Thursday, January 27, 2005

fog photos

  


Fog and spiderwebs from my 5min. walk a few mornings back.

Wednesday, January 26, 2005

Boston, PA




Digital camera for Christmas + finally figuring out flickr's online photo stuff = images, maybe. We'll start with the above, a (literal) screenshot from last Sunday night's Journal de France newscast. The story was about major US cities affected by the recent blizzard. Two for three ain't bad.

Monday, January 17, 2005

The uncritical enthusiasm of the European intellectual for tribal culture appears in the exclamation of the architect Le Corbusier on first seeing Manhattan: "It is hot-jazz in stone." It appears again in the artist Moholy-Nagy's account of his visit to a San Francisco night club in 1940. A Negro band was playing with zest and laughter. Suddenly a player intoned, "One million and three," and was answered: "One million and seven and a half." Then another sang, "Eleven," and another, "Twenty-one." Then amidst "happy laughter and shrill singing the numbers took over the place."

Moholy-Nagy notes how, to Europeans, America seems to be the land of abstractions, where numbers have taken on an existence of their own in phrases like "57 Varieties," "the 5 and 10," or "7 Up" and "behind the 8-ball." It figures. Perhaps this is a kind of echo of an industrial culture that depends heavily on prices, charts, and figures.


-- Marshall McLuhan, Understanding Media

Saturday, January 8, 2005

NY Times: Is Alaska's Only Elephant Happy? Some say that Maggie should be moved from the Alaska Zoo to a warmer climate where she could get more outdoor exercise.

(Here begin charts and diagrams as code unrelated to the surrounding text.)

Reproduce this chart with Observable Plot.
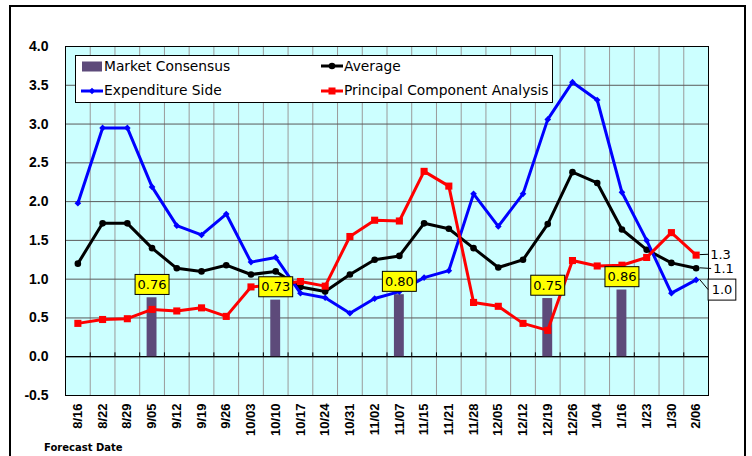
<!DOCTYPE html>
<html>
<head>
<meta charset="utf-8">
<script src="https://cdn.jsdelivr.net/npm/d3@7"></script>
<script src="https://cdn.jsdelivr.net/npm/@observablehq/plot@0.6"></script>
<style>
  html, body { margin: 0; padding: 0; background: white; overflow: hidden; }
  #chart { width: 752px; height: 456px; }
</style>
</head>
<body>
<div id="chart"></div>
<script>
const dates = ["8/16","8/22","8/29","9/05","9/12","9/19","9/26","10/03","10/10","10/17","10/24","10/31","11/02","11/07","11/15","11/21","11/28","12/05","12/12","12/19","12/26","1/04","1/16","1/23","1/30","2/06"];
const average     = [1.20,1.72,1.72,1.40,1.14,1.10,1.18,1.06,1.10,0.90,0.84,1.06,1.25,1.30,1.72,1.65,1.40,1.15,1.25,1.71,2.38,2.24,1.64,1.38,1.21,1.14];
const expenditure = [1.98,2.95,2.95,2.19,1.69,1.57,1.84,1.22,1.28,0.82,0.76,0.56,0.75,0.84,1.02,1.11,2.10,1.68,2.10,3.06,3.54,3.31,2.12,1.50,0.82,0.99];
const pca         = [0.43,0.48,0.49,0.61,0.59,0.63,0.52,0.90,0.93,0.97,0.91,1.55,1.76,1.75,2.39,2.20,0.70,0.65,0.43,0.34,1.24,1.17,1.18,1.28,1.60,1.31];
const consensusDates  = ["9/05","10/10","11/07","12/19","1/16"];
const consensusValues = [0.76,0.73,0.80,0.75,0.86];
const yTicks = [-0.5,0,0.5,1,1.5,2,2.5,3,3.5,4];
const endLabels = ["1.3","1.1","1.0"];

const PURPLE = "#5d4a7a";
const idx = d3.range(dates.length);
const last = dates.length - 1;
const boundaries = d3.range(dates.length - 1).map(i => i + 0.5);
const consensus = consensusDates.map((d, k) => ({i: dates.indexOf(d), v: consensusValues[k]}));
const series = (arr) => arr.map((v, i) => ({i, v}));

const plot = Plot.plot({
  width: 752,
  height: 456,
  marginLeft: 65,
  marginRight: 44,
  marginTop: 46,
  marginBottom: 61,
  style: {fontFamily: "DejaVu Sans", fontSize: "13px", background: "transparent"},
  x: {domain: [-0.5, dates.length - 0.5]},
  y: {domain: [-0.5, 4]},
  marks: [
    Plot.frame({fill: "#ccffff", stroke: null}),
    Plot.ruleX(boundaries, {stroke: "#9a9a9a", strokeWidth: 1}),
    Plot.ruleY(yTicks, {stroke: "#5a5a5a", strokeWidth: 1}),
    Plot.ruleY([0], {stroke: "black", strokeWidth: 1.2}),
    Plot.ruleX(boundaries, {y1: 0, y2: 0.05, stroke: "black"}),
    Plot.axisY({ticks: yTicks, tickFormat: d => d.toFixed(1), tickSize: 0, tickPadding: 17, label: null,
      fontFamily: "Liberation Sans", fontWeight: "bold", fontSize: 14, fill: "black"}),
    Plot.axisX({ticks: idx, tickFormat: i => dates[i], tickRotate: -90, tickSize: 0, tickPadding: 8, label: null,
      fontFamily: "Liberation Sans", fontWeight: "bold", fontSize: 13, fill: "black"}),
    Plot.rectY(consensus, {x1: d => d.i - 0.2, x2: d => d.i + 0.2, y1: 0, y2: d => d.v, fill: PURPLE}),
    Plot.line(series(average), {x: "i", y: "v", stroke: "black", strokeWidth: 3}),
    Plot.dot(series(average), {x: "i", y: "v", fill: "black", r: 3.3, symbol: "circle"}),
    Plot.line(series(expenditure), {x: "i", y: "v", stroke: "#0000ff", strokeWidth: 3}),
    Plot.dot(series(expenditure), {x: "i", y: "v", fill: "#0000ff", r: 3, symbol: "diamond2"}),
    Plot.line(series(pca), {x: "i", y: "v", stroke: "#ff0000", strokeWidth: 3}),
    Plot.dot(series(pca), {x: "i", y: "v", fill: "#ff0000", r: 4, symbol: "square"}),
    Plot.frame({stroke: "black", strokeWidth: 1}),
    Plot.text(consensus, {x: "i", y: "v", text: d => d.v.toFixed(2), dy: -13, fontSize: 13, fill: "black"}),
    Plot.text([{i: last, v: pca[last]}], {x: "i", y: "v", text: () => endLabels[0], dx: 14, dy: -0.5, textAnchor: "start", fontSize: 13, fill: "black"}),
    Plot.text([{i: last, v: average[last]}], {x: "i", y: "v", text: () => endLabels[1], dx: 17, dy: 0.5, textAnchor: "start", fontSize: 13, fill: "black"}),
    Plot.text([{i: last, v: expenditure[last]}], {x: "i", y: "v", text: () => endLabels[2], dx: 15.5, dy: 10, textAnchor: "start", fontSize: 13, fill: "black"})
  ]
});

document.getElementById("chart").appendChild(plot);
const svgns = "http://www.w3.org/2000/svg";
const svg = d3.select(plot);
const xs = plot.scale("x"), ys = plot.scale("y");
const svgRect = plot.getBoundingClientRect();

function boxify(g, padX, padY) {
  g.querySelectorAll("text").forEach(t => {
    const b = t.getBBox();
    const r = document.createElementNS(svgns, "rect");
    r.setAttribute("x", b.x - padX);
    r.setAttribute("y", b.y + b.height / 2 - padY);
    r.setAttribute("width", b.width + 2 * padX);
    r.setAttribute("height", 2 * padY);
    r.setAttribute("fill", "#ffff00");
    r.setAttribute("stroke", "black");
    r.setAttribute("stroke-width", 1);
    if (t.getAttribute("transform")) r.setAttribute("transform", t.getAttribute("transform"));
    t.parentNode.insertBefore(r, t);
  });
}

const textGroups = plot.querySelectorAll('g[aria-label="text"]');
boxify(textGroups[0], 2.5, 10);

// end labels with leader lines
const endVals = [pca[last], average[last], expenditure[last]];
[1, 2, 3].forEach((gi, k) => {
  const g = textGroups[gi];
  const t = g.querySelector("text");
  if (k === 2) {
    boxify(g, 3.5, 10.5);
    g.querySelector("rect").setAttribute("fill", "white");
  }
  const bb = (k === 2 ? g.querySelector("rect") : t).getBoundingClientRect();
  const tx = bb.left - svgRect.left - (k === 2 ? 0 : 2);
  const ty = bb.top - svgRect.top + bb.height / 2;
  const px = xs.apply(last) + 4, py = ys.apply(endVals[k]);
  svg.append("line").attr("x1", px).attr("y1", py).attr("x2", tx).attr("y2", ty)
    .attr("stroke", "black").attr("stroke-width", 1);
});

// legend
const lg = svg.append("g").attr("font-family", "DejaVu Sans").attr("font-size", 13.8).attr("text-anchor", "start");
lg.append("rect").attr("x", 75.5).attr("y", 55.5).attr("width", 477).attr("height", 47)
  .attr("fill", "white").attr("stroke", "black");
lg.append("rect").attr("x", 82).attr("y", 61.5).attr("width", 20).attr("height", 10).attr("fill", PURPLE);
lg.append("text").attr("x", 104).attr("y", 70.5).text("Market Consensus");
lg.append("line").attr("x1", 321).attr("x2", 343).attr("y1", 66).attr("y2", 66).attr("stroke", "black").attr("stroke-width", 3);
lg.append("circle").attr("cx", 332).attr("cy", 66).attr("r", 3.3).attr("fill", "black");
lg.append("text").attr("x", 344).attr("y", 70.5).text("Average");
lg.append("line").attr("x1", 81).attr("x2", 103).attr("y1", 91).attr("y2", 91).attr("stroke", "#0000ff").attr("stroke-width", 3);
lg.append("path").attr("d", d3.symbol(d3.symbolDiamond2, 28)()).attr("transform", "translate(92,91)").attr("fill", "#0000ff");
lg.append("text").attr("x", 104).attr("y", 94.5).text("Expenditure Side");
lg.append("line").attr("x1", 321).attr("x2", 343).attr("y1", 91).attr("y2", 91).attr("stroke", "#ff0000").attr("stroke-width", 3);
lg.append("rect").attr("x", 328.5).attr("y", 87.5).attr("width", 7).attr("height", 7).attr("fill", "#ff0000");
lg.append("text").attr("x", 344).attr("y", 94.5).text("Principal Component Analysis");

// axis caption
svg.append("text").attr("x", 44).attr("y", 451).attr("text-anchor", "start").attr("font-family", "DejaVu Sans").attr("font-weight", "bold")
  .attr("font-size", 10).text("Forecast Date");

// outer frame
svg.append("rect").attr("x", 10).attr("y", 6).attr("width", 735).attr("height", 470)
  .attr("fill", "none").attr("stroke", "black").attr("stroke-width", 2);
</script>
</body>
</html>
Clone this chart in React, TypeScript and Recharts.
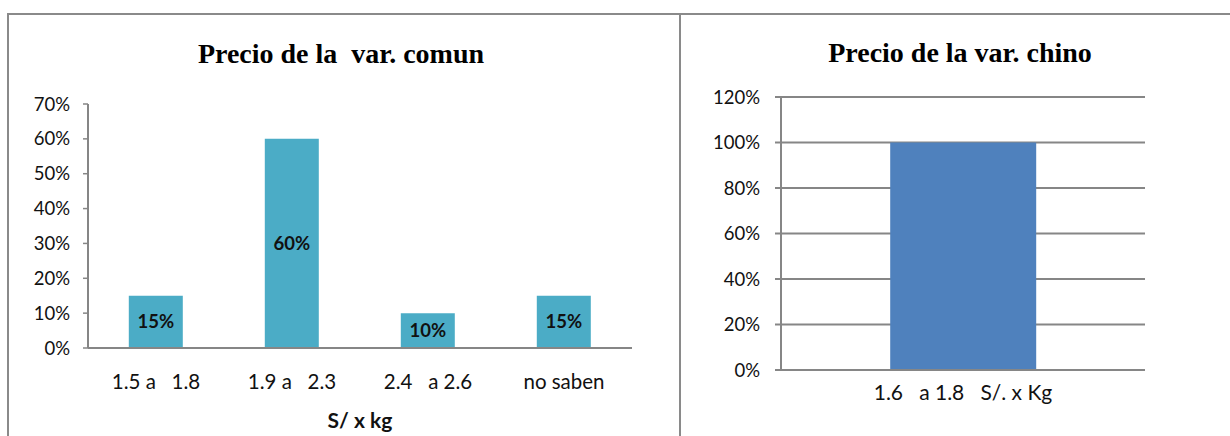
import React from 'react';
import { BarChart, Bar, XAxis, YAxis, CartesianGrid, LabelList, Label } from 'recharts';

// ---- Data ----
const commonCategories = ['1.5 a   1.8', '1.9 a   2.3', '2.4   a 2.6', 'no saben'];
const commonValues = [15, 60, 10, 15];
const commonTicks = [0, 10, 20, 30, 40, 50, 60, 70];

const chinoCategories = ['1.6   a 1.8   S/. x Kg'];
const chinoValues = [100];
const chinoTicks = [0, 20, 40, 60, 80, 100, 120];

const commonData = commonCategories.map((c, i) => ({ name: c, value: commonValues[i] }));
const chinoData = chinoCategories.map((c, i) => ({ name: c, value: chinoValues[i] }));

const FONT = 'Lato, "Open Sans", sans-serif';
const GRAY = '#868686';
const pct = (v: number) => `${v}%`;

const CatTick = (props: any) => {
  const { x, y, payload, fontSize } = props;
  return (
    <text
      x={x}
      y={y}
      dy="0.71em"
      textAnchor="middle"
      fontFamily={FONT}
      fontSize={fontSize}
      fill="#111"
      style={{ whiteSpace: 'pre' }}
    >
      {payload.value}
    </text>
  );
};

export default function App() {
  return (
    <div style={{ position: 'absolute', left: 0, top: 0, width: 1230, height: 436, overflow: 'hidden', background: '#fff' }}>
      {/* panel borders */}
      <div style={{ position: 'absolute', left: 7, top: 13, width: 1223, height: 2, background: '#8a8a8a' }} />
      <div style={{ position: 'absolute', left: 7, top: 13, width: 2, height: 423, background: '#8a8a8a' }} />
      <div style={{ position: 'absolute', left: 679, top: 13, width: 2, height: 423, background: '#8a8a8a' }} />

      {/* titles */}
      <div style={{ position: 'absolute', left: 5, top: 40, width: 672, textAlign: 'center', fontFamily: '"Liberation Serif", "Times New Roman", serif', fontWeight: 'bold', fontSize: 28, lineHeight: '28px', whiteSpace: 'pre', color: '#000' }}>
        {'Precio de la  var. comun'}
      </div>
      <div style={{ position: 'absolute', left: 684, top: 39, width: 552, textAlign: 'center', fontFamily: '"Liberation Serif", "Times New Roman", serif', fontWeight: 'bold', fontSize: 28, lineHeight: '28px', whiteSpace: 'pre', color: '#000' }}>
        {'Precio de la var. chino'}
      </div>

      {/* left chart */}
      <div style={{ position: 'absolute', left: 7, top: 13 }}>
        <BarChart width={672} height={423} data={commonData} margin={{ top: 91, right: 47, bottom: 28, left: 21 }} barCategoryGap="30%">
          <XAxis
            dataKey="name"
            axisLine={{ stroke: GRAY, strokeWidth: 2 }}
            tickLine={false}
            tickSize={0}
            tickMargin={26}
            height={60}
            interval={0}
            tick={<CatTick fontSize={20.5} />}
          >
            <Label value="S/ x kg" position="bottom" offset={5} fontFamily={FONT} fontWeight="bold" fontSize={21} fill="#111" />
          </XAxis>
          <YAxis
            width={60}
            domain={[0, 70]}
            ticks={commonTicks}
            interval={0}
            tickFormatter={pct}
            axisLine={{ stroke: GRAY, strokeWidth: 2 }}
            tickLine={{ stroke: GRAY, strokeWidth: 1.5 }}
            tickSize={5}
            tickMargin={13}
            tick={{ fontFamily: FONT, fontSize: 18.5, fill: '#111' }}
          />
          <Bar dataKey="value" fill="#4BACC6" isAnimationActive={false}>
            <LabelList dataKey="value" position="center" formatter={pct} fontFamily={FONT} fontWeight="bold" fontSize={18.5} fill="#111" />
          </Bar>
        </BarChart>
      </div>

      {/* right chart */}
      <div style={{ position: 'absolute', left: 679, top: 13 }}>
        <BarChart width={551} height={423} data={chinoData} margin={{ top: 84, right: 85, bottom: 26, left: 42 }} barCategoryGap="30%">
          <CartesianGrid vertical={false} stroke={GRAY} strokeWidth={2} />
          <XAxis
            dataKey="name"
            axisLine={{ stroke: GRAY, strokeWidth: 2 }}
            tickLine={false}
            tickSize={0}
            tickMargin={15}
            height={40}
            interval={0}
            tick={<CatTick fontSize={21} />}
          />
          <YAxis
            width={60}
            domain={[0, 120]}
            ticks={chinoTicks}
            interval={0}
            tickFormatter={pct}
            axisLine={{ stroke: GRAY, strokeWidth: 2 }}
            tickLine={{ stroke: GRAY, strokeWidth: 2 }}
            tickSize={6}
            tickMargin={15}
            tick={{ fontFamily: FONT, fontSize: 18.5, fill: '#111' }}
          />
          <Bar dataKey="value" fill="#4F81BD" isAnimationActive={false} />
        </BarChart>
      </div>
    </div>
  );
}
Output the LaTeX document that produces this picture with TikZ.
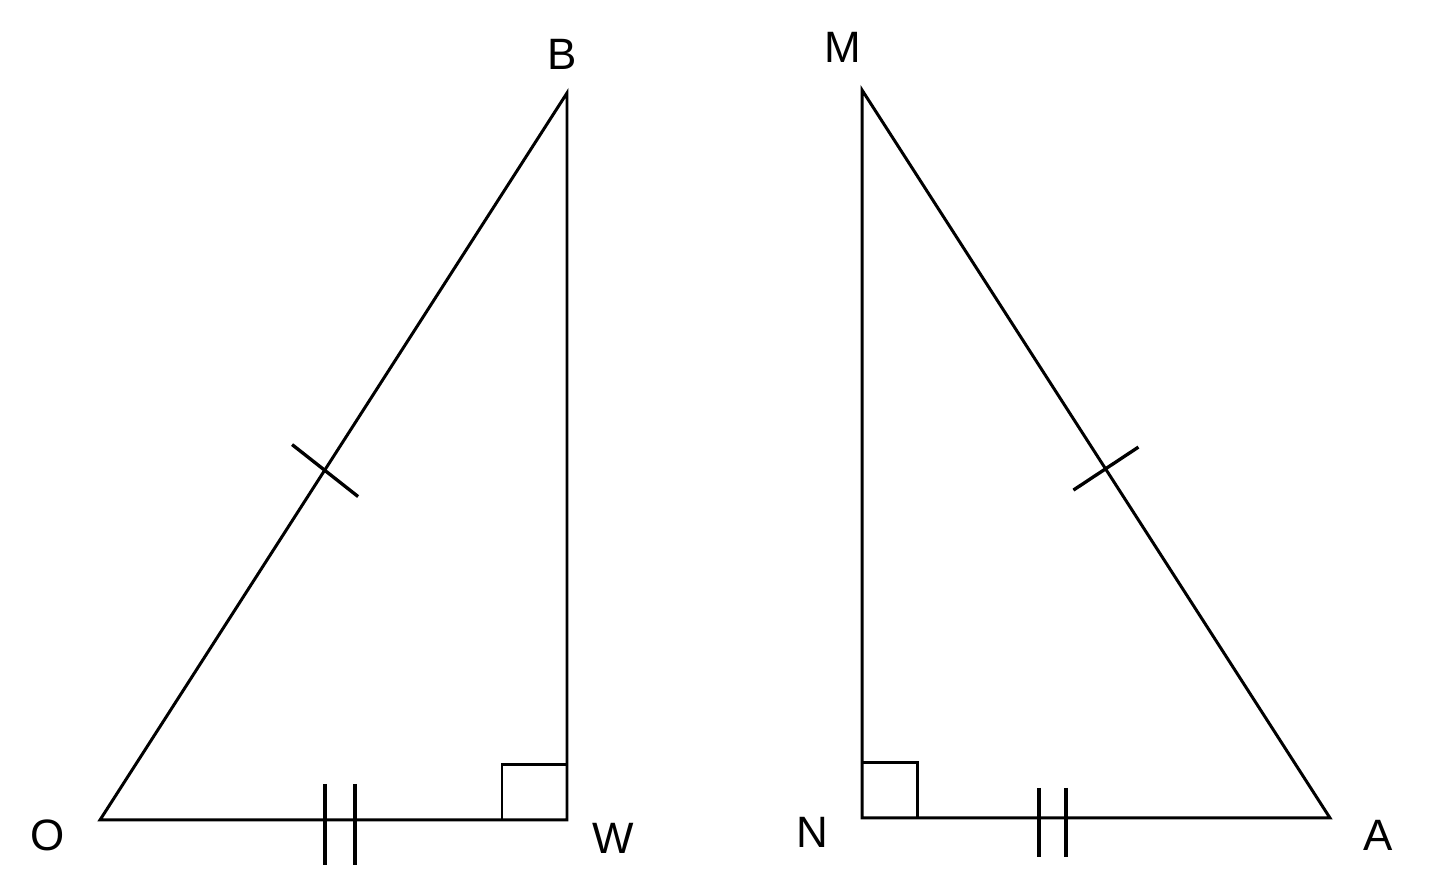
\documentclass[tikz,border=0pt]{standalone}
\usepackage{fontspec}
\setmainfont{Liberation Sans}
\usetikzlibrary{calc}
\begin{document}
\begin{tikzpicture}[line width=0.85pt,
  vlabel/.style={font=\fontsize{12.5}{14}\selectfont},
  tickmark/.style={line width=0.95pt}]
 \useasboundingbox (0,0) rectangle (14.4,8.87);
 % left triangle
 \coordinate (O) at (1.00,0.67);
 \coordinate (W) at (5.67,0.67);
 \coordinate (B) at (5.67,7.94);
 \draw (O) -- (W) -- (B) -- cycle;
 \draw (5.02,0.67) -- (5.02,1.22) -- (5.67,1.22);
 \draw [tickmark] ($(O)!0.482!(B)+(-0.33,0.25)$) -- ($(O)!0.482!(B)+(0.33,-0.27)$);
 \draw [tickmark] (3.25,1.03) -- (3.25,0.22);
 \draw [tickmark] (3.55,1.03) -- (3.55,0.22);
 \node [vlabel] (labB) at (5.62,8.33) {B};
 \node [vlabel] (labO) at (0.48,0.52) {O};
 \node [vlabel] (labW) at (6.13,0.49) {W};
 % right triangle
 \coordinate (M) at (8.62,7.97);
 \coordinate (N) at (8.62,0.69);
 \coordinate (A) at (13.30,0.69);
 \draw (M) -- (N) -- (A) -- cycle;
 \draw (8.62,1.24) -- (9.17,1.24) -- (9.17,0.69);
 \draw [tickmark] ($(M)!0.518!(A)+(-0.31,-0.23)$) -- ($(M)!0.518!(A)+(0.34,0.20)$);
 \draw [tickmark] (10.39,0.99) -- (10.39,0.30);
 \draw [tickmark] (10.66,0.99) -- (10.66,0.30);
 \node [vlabel] (labM) at (8.43,8.40) {M};
 \node [vlabel] (labN) at (8.12,0.55) {N};
 \node [vlabel] (labA) at (13.78,0.52) {A};
\end{tikzpicture}
\end{document}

Zoo officials have responded with plans to build her a treadmill.

Wednesday, January 5, 2005

LA Times: TAIPEI, Taiwan — The radio show called "Special Communications" was an unlikely hit, given that it consisted of announcers reading strings of numbers for 15 minutes.
Taiwan used the mind-numbing program in the 1980s to send coded messages to its spies in mainland China. But like many Taiwanese propaganda broadcasts, it could also be picked up locally. To the surprise of many at the government-run Radio Taiwan International, the show soon developed a cult following among Taiwanese.